Problem description
Go through the listing and set it down exactly, leaving out its pictures.

-*-

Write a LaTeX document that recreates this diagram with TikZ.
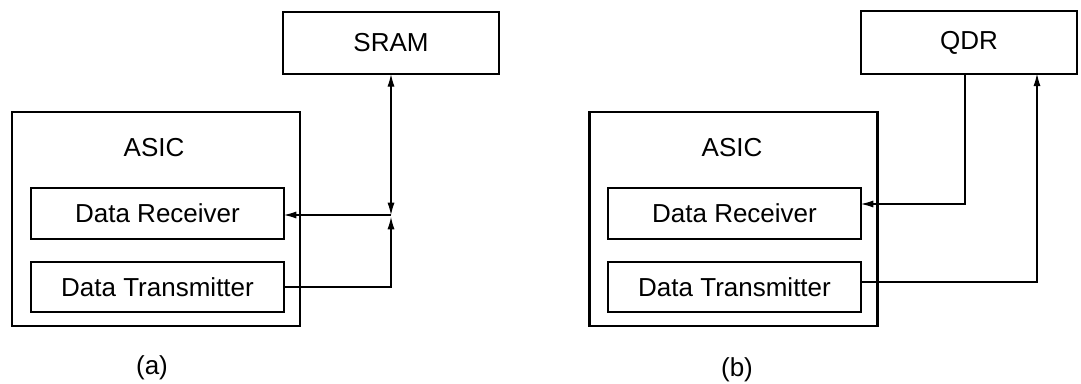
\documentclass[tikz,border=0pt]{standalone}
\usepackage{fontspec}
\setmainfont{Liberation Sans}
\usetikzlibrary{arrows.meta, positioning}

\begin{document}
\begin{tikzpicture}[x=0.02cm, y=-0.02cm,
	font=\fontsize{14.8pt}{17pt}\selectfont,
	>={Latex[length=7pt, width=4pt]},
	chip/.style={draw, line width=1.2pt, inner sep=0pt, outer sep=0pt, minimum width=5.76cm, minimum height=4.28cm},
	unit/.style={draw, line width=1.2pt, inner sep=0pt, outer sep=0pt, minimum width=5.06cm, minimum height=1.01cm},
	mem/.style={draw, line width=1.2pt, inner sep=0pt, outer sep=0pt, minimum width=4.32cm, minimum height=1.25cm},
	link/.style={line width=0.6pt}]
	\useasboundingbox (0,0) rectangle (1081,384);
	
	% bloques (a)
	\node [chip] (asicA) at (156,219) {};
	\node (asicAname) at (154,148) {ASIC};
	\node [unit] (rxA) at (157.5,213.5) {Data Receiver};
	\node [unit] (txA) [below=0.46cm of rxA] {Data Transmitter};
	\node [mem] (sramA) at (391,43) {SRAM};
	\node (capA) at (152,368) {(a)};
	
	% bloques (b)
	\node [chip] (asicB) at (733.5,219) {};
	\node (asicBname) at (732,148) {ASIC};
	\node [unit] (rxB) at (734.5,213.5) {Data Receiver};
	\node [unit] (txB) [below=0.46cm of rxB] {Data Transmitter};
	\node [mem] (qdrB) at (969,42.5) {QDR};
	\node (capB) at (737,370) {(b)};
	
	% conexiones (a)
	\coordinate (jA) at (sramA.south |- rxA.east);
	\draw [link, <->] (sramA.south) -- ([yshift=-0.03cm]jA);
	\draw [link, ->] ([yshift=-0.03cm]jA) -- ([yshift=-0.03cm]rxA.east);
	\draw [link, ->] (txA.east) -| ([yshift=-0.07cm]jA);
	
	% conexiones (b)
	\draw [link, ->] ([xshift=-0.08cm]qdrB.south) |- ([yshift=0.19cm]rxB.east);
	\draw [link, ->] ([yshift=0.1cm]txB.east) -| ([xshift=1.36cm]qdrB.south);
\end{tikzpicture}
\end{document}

-*-

Written answer
Write a LaTeX document that recreates this diagram with TikZ.
\documentclass[tikz,border=0pt]{standalone}
\usepackage{fontspec}
\setmainfont{Liberation Sans}
\usetikzlibrary{arrows.meta, positioning}

\begin{document}
\begin{tikzpicture}[x=0.02cm, y=-0.02cm,
	font=\fontsize{14.8pt}{17pt}\selectfont,
	>={Latex[length=7pt, width=4pt]},
	chip/.style={draw, line width=1.2pt, inner sep=0pt, outer sep=0pt, minimum width=5.76cm, minimum height=4.28cm},
	unit/.style={draw, line width=1.2pt, inner sep=0pt, outer sep=0pt, minimum width=5.06cm, minimum height=1.01cm},
	mem/.style={draw, line width=1.2pt, inner sep=0pt, outer sep=0pt, minimum width=4.32cm, minimum height=1.25cm},
	link/.style={line width=0.6pt}]
	\useasboundingbox (0,0) rectangle (1081,384);
	
	% bloques (a)
	\node [chip] (asicA) at (156,219) {};
	\node (asicAname) at (154,148) {ASIC};
	\node [unit] (rxA) at (157.5,213.5) {Data Receiver};
	\node [unit] (txA) [below=0.46cm of rxA] {Data Transmitter};
	\node [mem] (sramA) at (391,43) {SRAM};
	\node (capA) at (152,368) {(a)};
	
	% bloques (b)
	\node [chip] (asicB) at (733.5,219) {};
	\node (asicBname) at (732,148) {ASIC};
	\node [unit] (rxB) at (734.5,213.5) {Data Receiver};
	\node [unit] (txB) [below=0.46cm of rxB] {Data Transmitter};
	\node [mem] (qdrB) at (969,42.5) {QDR};
	\node (capB) at (737,370) {(b)};
	
	% conexiones (a)
	\coordinate (jA) at (sramA.south |- rxA.east);
	\draw [link, <->] (sramA.south) -- ([yshift=-0.03cm]jA);
	\draw [link, ->] ([yshift=-0.03cm]jA) -- ([yshift=-0.03cm]rxA.east);
	\draw [link, ->] (txA.east) -| ([yshift=-0.07cm]jA);
	
	% conexiones (b)
	\draw [link, ->] ([xshift=-0.08cm]qdrB.south) |- ([yshift=0.19cm]rxB.east);
	\draw [link, ->] ([yshift=0.1cm]txB.east) -| ([xshift=1.36cm]qdrB.south);
\end{tikzpicture}
\end{document}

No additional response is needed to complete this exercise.